With these notions, it is not hard to define precisely the overall scenario of a system execution by defining what object and routine will be the current object and the current routine at each instant:

  Starting a system execution, as we have seen, consists in creating an instance of the root class, the root object, and executing a designated creation procedure, the root procedure, with the root object as its target. The root object is the initial current object, and the root procedure is the initial current procedure.
  From then on, only two events can change the current object and current procedure: a qualified routine call and the termination of a routine.
  In a call of the form target.routine (...), target denotes a certain object TC. (If target is an attribute, TC is the object attached to the corresponding field of the current object, which must be non-void for the call to proceed.) Then TC becomes the new current object. The generating class of TC must, according to the feature call rule, contain a routine of name routine, which becomes the new current routine.
  When a routine execution terminates, the target object and routine of the most recent non-terminated call (which just before the terminated call were the current object and the current routine) assume again the role of current object and current routine. This does not apply, of course, to the termination of the original root procedure call; in this case, the entire execution terminates and there is nothing more to say about it.

9.6.15. Abstraction

The description of assignments stated that in x := y, the target x must be an entity. More precisely, it must be a writable entity; this excludes formal routine arguments. As noted, a routine r (arg: SOME_TYPE) cannot assign to arg (reattaching it to a different object), although it can change the attached objects through calls of the form arg.procedure (...).

The restriction to an entity precludes in particular assignments of the form obj.some_attribute := some_value because the left-hand side, obj.some_attribute, is an expression (a feature call), not an entity, and you can no more assign to obj.some_attribute than to, say, a + b—another expression that is also, formally, a feature call.

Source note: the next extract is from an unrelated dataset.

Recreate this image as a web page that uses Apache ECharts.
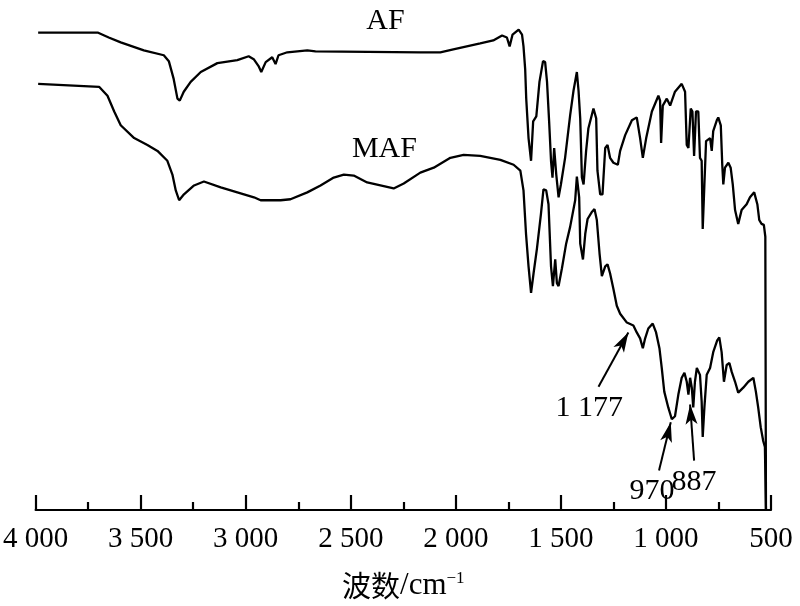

To obtain the intended effect of the invalid assignment, you can use a procedure call of the form obj.set_attribute (some_value), where the base class of obj’s type has defined the procedure

   set_attribute (v: VALUE_TYPE) is
            -- Set value of attribute to v.
       do
           attribute := v
       end

This rule is essential to enforcing the method. Permitting direct assignments to an object’s fields would violate all the tenets of information hiding by circumventing the interface carefully crafted by the author of the supplier class. It is the responsibility of each class author to define the exact privileges that the class gives to each of its clients, in particular field modification rights. A field can be totally hidden (when the corresponding attribute is exported to NONE); it can be exported in read-only mode (when the attribute is exported, but no procedure modifies it); it can be exported in free-write mode (as with set_attribute if the class exports this procedure); it can also be exported in restricted-write mode, as with procedure deposit of class ACCOUNT, which allows addition of a certain amount to the balance field, but not direct setting of the balance. In such a case, the exported procedures may, thanks to the assertion mechanism reviewed later (section 9.8), place some further restrictions on the permitted modifications—for example, by requiring the withdrawn amount to be positive.